Money got so tight that she rented a bedsit where three of us slept in the same double bed. But no matter how hard things were, Mum never complained or got down. And this woman knew how to work!
She worked for London Transport during the day and in the evenings sold African clothes that she bought wholesale door to door. All her extra work meant I never missed out on toys or clothes and was able to go on school trips with my friends. Even now, she’s always there for me. I just hope I can be half as a good a mum to my daughter as my mum’s been to me.’
Ebony Vincent, 28, on her mother, Carole, 53
‘If there were one word I would use to describe my mum, it would be selfless. She has dedicated her life to helping others.

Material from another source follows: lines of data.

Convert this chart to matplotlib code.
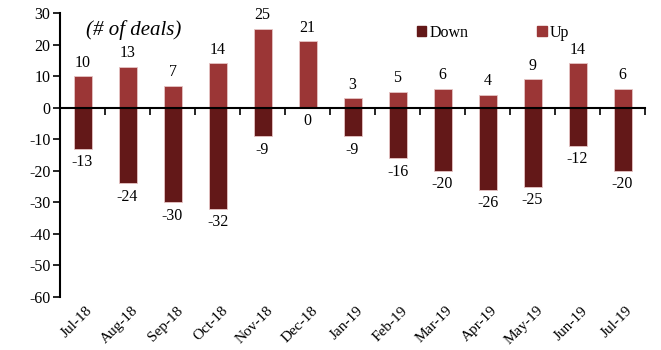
import numpy as np
import matplotlib.pyplot as plt
from matplotlib.patches import Patch

months = ['Jul-18', 'Aug-18', 'Sep-18', 'Oct-18', 'Nov-18', 'Dec-18', 'Jan-19',
          'Feb-19', 'Mar-19', 'Apr-19', 'May-19', 'Jun-19', 'Jul-19']
up = [10, 13, 7, 14, 25, 21, 3, 5, 6, 4, 9, 14, 6]
down = [-13, -24, -30, -32, -9, 0, -9, -16, -20, -26, -25, -12, -20]

up_color = '#9b3636'
down_color = '#631818'

plt.rcParams['font.family'] = ['Liberation Serif', 'DejaVu Serif']
plt.rcParams['axes.unicode_minus'] = False

fig = plt.figure(figsize=(6.61, 3.5), dpi=100)
ax = fig.add_axes([60 / 661, 1 - 297 / 350, 585 / 661, 284 / 350])

x = np.arange(len(months))
w = 0.4
ax.bar(x, down, w, color=down_color, edgecolor='#e6c4c4', linewidth=0.6, zorder=2)
ax.bar(x, up, w, color=up_color, edgecolor='#e6c4c4', linewidth=0.6, zorder=2)

# value labels
for i in range(len(months)):
    ax.annotate(str(up[i]), (x[i], up[i]), xytext=(0, 4), textcoords='offset points',
                ha='center', va='bottom', fontsize=11.5)
    ax.annotate(str(down[i]), (x[i], down[i]), xytext=(0, -4), textcoords='offset points',
                ha='center', va='top', fontsize=11.5)

ax.set_xlim(-0.5, len(months) - 0.5)
ax.set_ylim(-60, 30)
ax.set_yticks(range(-60, 31, 10))
ax.tick_params(axis='y', direction='out', length=5, width=1.2, labelsize=11.5, pad=2)

# x axis drawn at zero, ticks between categories
ax.spines['bottom'].set_position(('data', 0))
ax.spines['bottom'].set_linewidth(1.5)
ax.spines['bottom'].set_zorder(3)
ax.spines['left'].set_linewidth(1.5)
ax.spines['top'].set_visible(False)
ax.spines['right'].set_visible(False)
ax.set_xticks(np.arange(len(months) + 1) - 0.5)
ax.set_xticklabels([])
ax.tick_params(axis='x', direction='out', length=5, width=1.2)

trans = ax.get_xaxis_transform()
for i, m in enumerate(months):
    ax.text(x[i] + 0.08, -0.025, m, transform=trans, rotation=45, ha='right', va='top',
            rotation_mode='anchor', fontsize=11)

ax.text(0.045, 0.975, '(# of deals)', transform=ax.transAxes, style='italic',
        fontsize=15, ha='left', va='top')

handles = [Patch(color=down_color), Patch(color=up_color)]
ax.legend(handles, ['Down', 'Up'], loc='center left', bbox_to_anchor=(0.585, 0.93),
          ncol=2, frameon=False, fontsize=11.5, handlelength=0.6, handleheight=0.6,
          handletextpad=0.2, columnspacing=4.3)

fig.savefig('out.png', dpi=100)
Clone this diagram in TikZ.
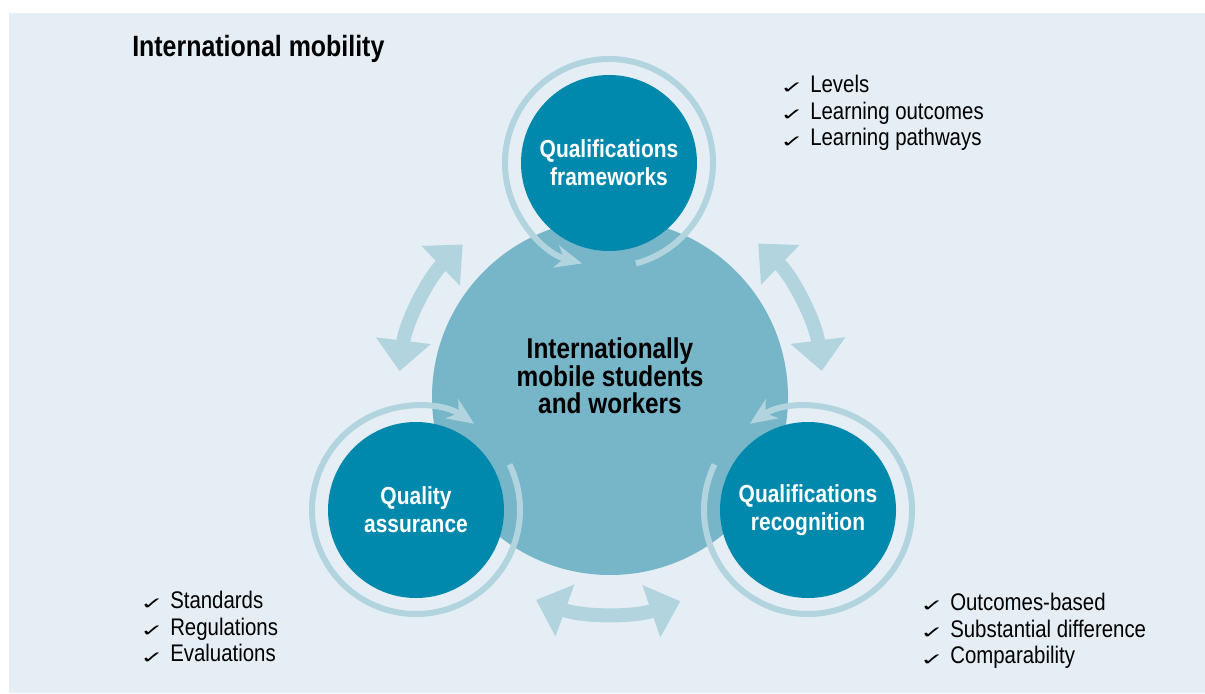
\documentclass[tikz,border=0pt]{standalone}
\usepackage{fontspec}
\usepackage{graphicx}
\setmainfont{Liberation Sans}[FakeStretch=0.85]
\newfontfamily\checkfont{DejaVu Sans}
\usetikzlibrary{arrows.meta,calc}

\definecolor{panelbg}{HTML}{E5EEF4}
\definecolor{midblue}{HTML}{77B6C8}
\definecolor{darkblue}{HTML}{0089AD}
\definecolor{paleblue}{HTML}{B1D4DF}

\newcommand\chk{\makebox[22.5pt][l]{\raisebox{-1pt}{\scalebox{1}[0.6]{\checkfont\fontsize{21}{21}\selectfont ✓}}}}

\begin{document}
\begin{tikzpicture}[x=0.75pt, y=0.75pt,
	bigcircle/.style={circle, fill=midblue, minimum size=267pt, inner sep=0pt},
	smallcircle/.style={circle, fill=darkblue, minimum size=132pt,
		inner sep=0pt, text=white, align=center,
		font=\fontsize{18.5}{21}\selectfont\bfseries},
	ringarrow/.style={draw=paleblue, line width=4.5pt,
		-{Stealth[length=20pt, width=17pt, inset=6pt]}},
	swaparrow/.style={draw=paleblue, line width=10.5pt,
		{Triangle[width=40pt, length=23pt]}-{Triangle[width=40pt, length=23pt]}},
	checklist/.style={anchor=north west, inner sep=0pt, align=left,
		font=\fontsize{18}{20}\selectfont}]
	\def \ringr {78pt}

	\useasboundingbox (0,0) rectangle (1205,693);
	\fill[panelbg] (9,0) rectangle (1205,680);

	\node (title) [anchor=base west, inner sep=0pt,
		font=\fontsize{22}{24}\selectfont\bfseries] at (132,636) {International mobility};

	\node (mob) [bigcircle] at (610,296) {};

	% double arrows between the three fields
	\foreach \b/\e/\r in {134/173/159pt, 46/7/160pt, -110/-71/162pt} {
		\draw[swaparrow] ($(mob)+(\b:\r)$) arc (\b:\e:\r);
	};

	\node (qf) [smallcircle] at (609,530) {Qualifications\\frameworks};
	\node (qa) [smallcircle] at (416,183) {Quality\\assurance};
	\node (qr) [smallcircle] at (808,183) {Qualifications\\recognition};

	\foreach \n/\b/\e in {qf/-75/255, qa/26/-304, qr/154/484} {
		\draw[ringarrow] ($(\n)+(\b:\ringr)$) arc (\b:\e:\ringr);
	};

	\node (mobtxt) [align=center, font=\fontsize{21.5}{20.5}\selectfont\bfseries]
		at ($(mob)+(0,21)$) {Internationally\\mobile students\\and workers};

	\node (qflist) [checklist] at (780,618) {\chk Levels\\\chk Learning outcomes\\\chk Learning pathways};
	\node (qalist) [checklist] at (140,102) {\chk Standards\\\chk Regulations\\\chk Evaluations};
	\node (qrlist) [checklist] at (920,100) {\chk Outcomes-based\\\chk Substantial difference\\\chk Comparability};
\end{tikzpicture}
\end{document}
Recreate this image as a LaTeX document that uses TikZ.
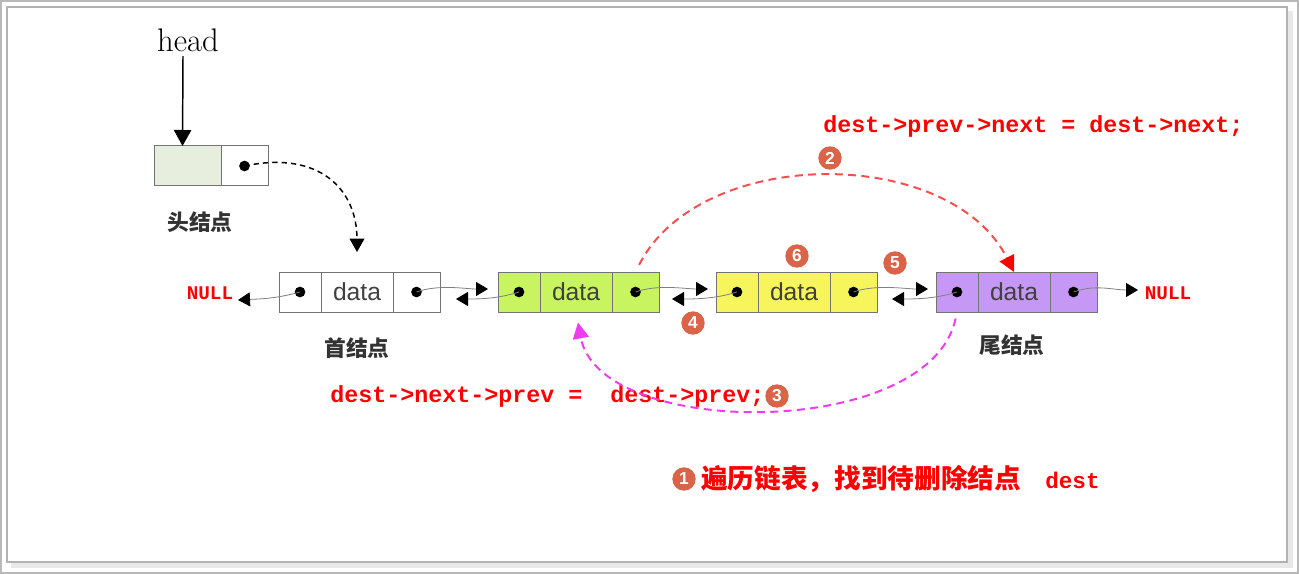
\documentclass[tikz,border=0pt]{standalone}
\usepackage{fontspec}
\usetikzlibrary{arrows.meta,positioning}
\newfontfamily\cjk{Noto Sans CJK SC}
\newfontfamily\codefont{Liberation Mono}
\newfontfamily\cellfont{Liberation Sans}

\definecolor{headgreen}{RGB}{232,238,222}
\definecolor{cellgreen}{RGB}{200,245,95}
\definecolor{cellyellow}{RGB}{246,246,92}
\definecolor{cellpurple}{RGB}{198,152,245}
\definecolor{arcred}{RGB}{245,80,80}
\definecolor{arcmag}{RGB}{240,60,240}
\definecolor{numred}{RGB}{217,100,72}

\tikzset{
  cell/.style={draw=gray!90!black,line width=0.75pt,minimum height=30pt,
    inner sep=0pt,outer sep=0pt},
  pcell/.style={cell,minimum width=31.5pt},
  dcell/.style={cell,minimum width=54pt,text=black!75,
    font=\cellfont\fontsize{18.5}{18.5}\selectfont},
  ncell/.style={cell,minimum width=35.25pt},
  link/.style={gray,line width=0.6pt,-{Triangle[length=9pt,width=10.5pt,color=black]}},
  nulltxt/.style={text=red,inner sep=0pt,font=\codefont\bfseries\fontsize{14.5}{14.5}\selectfont},
  code/.style={text=red,inner sep=0pt,anchor=west,
    font=\codefont\bfseries\fontsize{17.5}{17.5}\selectfont},
  nodecap/.style={text=black!80,font=\cjk\bfseries\fontsize{16.3}{16.3}\selectfont},
  num/.style={circle,fill=numred,text=white,inner sep=0pt,minimum size=17.5pt,
    font=\cellfont\bfseries\fontsize{13}{13}\selectfont},
}

\begin{document}
\begin{tikzpicture}[x=0.75pt,y=-0.75pt]
  % frame of the screenshot
  \useasboundingbox (0,0) rectangle (1299,574);
  \draw[gray!55,line width=1.2pt] (1,1) rectangle (1298,573);
  \fill[gray!18] (11,11) rectangle (1293,568);
  \draw[gray!60,fill=white,line width=1pt] (7,7) rectangle (1287,562);

  % head pointer and head node
  \node[font=\fontsize{24.5}{24.5}\selectfont] (headtxt) at (188,40) {head};
  \node[cell,minimum width=50.25pt,fill=headgreen,anchor=west] (h0) at (154,166) {};
  \node[ncell,right=0pt of h0] (h1) {};
  \fill (h1.center) circle (4pt);
  \draw[line width=1.1pt,-{Triangle[length=12pt,width=13pt]}]
    ([xshift=-3.75pt]headtxt.south) -- ([xshift=-3.75pt]h0.north);
  \node[nodecap] (hcap) at (200,222) {头结点};

  % the four list nodes
  \foreach \i/\x/\c in {1/279/white,2/498/cellgreen,3/716/cellyellow,4/936/cellpurple}{
    \node[pcell,fill=\c,anchor=west] (n\i p) at (\x,292) {};
    \node[dcell,fill=\c,right=0pt of n\i p] (n\i d) {data};
    \node[ncell,fill=\c,right=0pt of n\i d] (n\i n) {};
    \fill (n\i p.center) circle (4pt);
    \fill (n\i n.center) circle (4pt);
  }
  \node[nodecap] (fcap) at (357,348) {首结点};
  \node[nodecap] (tcap) at (1012,345) {尾结点};

  % head -> first node
  \draw[dashed,dash pattern=on 4pt off 3pt,line width=1.1pt,
    -{Triangle[length=10pt,width=11pt]},shorten >=15pt]
    (h1.center) .. controls (320,150) and (357,190) .. (n1d.north);

  % NULL ends
  \node[nulltxt] (nullL) at (210,293) {NULL};
  \node[nulltxt] (nullR) at (1168,293) {NULL};
  \coordinate (tL) at (238,300);
  \coordinate (tR) at (1138,290);
  \draw[link] (n1p.center) .. controls +(-25,7) and +(20,-1) .. (tL);
  \draw[link] (n4n.center) .. controls +(22,-8) and +(-25,0) .. (tR);

  % next / prev links
  \coordinate (f12) at (488,289); \coordinate (b12) at (456,299);
  \coordinate (f23) at (708,289); \coordinate (b23) at (672,299);
  \coordinate (f34) at (928,289); \coordinate (b34) at (892,299);
  \foreach \a/\b in {1/2,2/3,3/4}{
    \draw[link] (n\a n.center) .. controls +(22,-8) and +(-22,0) .. (f\a\b);
    \draw[link] (n\b p.center) .. controls +(-22,7) and +(22,0) .. (b\a\b);
  }

  % step 2: prev->next
  \node[code] (code1) at (823,126) {dest->prev->next = dest->next;};
  \draw[arcred,line width=1.5pt,dash pattern=on 6pt off 4pt,
    -{Triangle[length=12pt,width=12pt,color=red]},shorten <=6pt]
    (n2n.north) .. controls (700,145) and (950,145) .. (n4d.north);

  % step 3: next->prev
  \node[code] (code2) at (330,396) {dest->next->prev =\ \ dest->prev;};
  \draw[arcmag,line width=1.5pt,dash pattern=on 6pt off 4pt,
    -{Triangle[length=12pt,width=12pt]},shorten <=5pt,shorten >=8pt]
    (n4p.south) .. controls (930,440) and (600,440) .. (n2d.south);

  % step numbers
  \node[num] (s2) at (830,158) {2};
  \node[num] (s3) at (777,396) {3};
  \node[num] (s4) at (693,323) {4};
  \node[num] (s5) at (895,263) {5};
  \node[num] (s6) at (797,256) {6};
  \node[num] (s1) at (684,479) {1};

  % step 1
  \node[text=red,inner sep=0pt,anchor=west] (task) at (701,479)
    {{\cjk\bfseries\fontsize{20}{20}\selectfont 遍历链表，找到待删除结点}\hspace{18pt}%
     {\codefont\bfseries\fontsize{17}{17}\selectfont dest}};
\end{tikzpicture}
\end{document}
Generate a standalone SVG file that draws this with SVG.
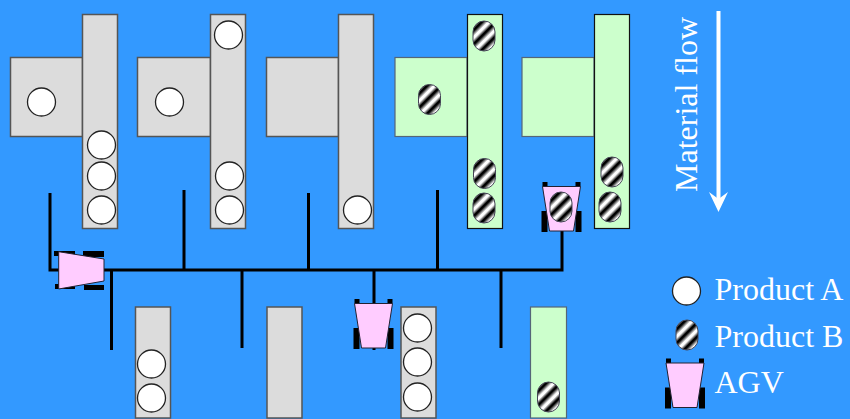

When I was six, Mum began fostering. I saw hundreds of kids come in and out of the house. They all had different stories, but what they had in common was the need for love. And that’s what my mum gave them. Some stayed for just one night, others for years. That’s how my little brother, Ashley and big sister, June came into the house before Mum decided to adopt them.
Mum also works for charities voluntarily. Every day she helps other people with their problems.
My mum is a great friend and a fantastic grandmother to my two kids. Sometimes we fall out, but I know if I ever need her, she’ll be there at a drop of a hat.’
Lesley Smith, 28, about her mum Ann, 61
‘As soon as Mum was diagnosed with breast cancer in 2006, her outlook was enormously positive. She decided that she wouldn’t die, get ill or lose her hair. Even when Mum had her right breast removed and her hair shaved off, she still remained optimistic. She joked that maybe her hair would start growing back without the grey. But that’s Mum all over, always looking on the bright side.
We argued a lot when I was younger, but now Mum’s my best friend. I’m registered partially sighted, and she always helps out with cleaning and shopping. If I need to get a train to the station at the crack of dawn, she’ll take me.
Mum’s been so strong the whole way through her illness. She just kept soldiering on, even through the radiotherapy. This wasn’t bravery, it was pigheadedness. It’s been two years since she was diagnosed and so far it hasn’t returned. Mum’s embraced life and I can’t admire her enough for that.’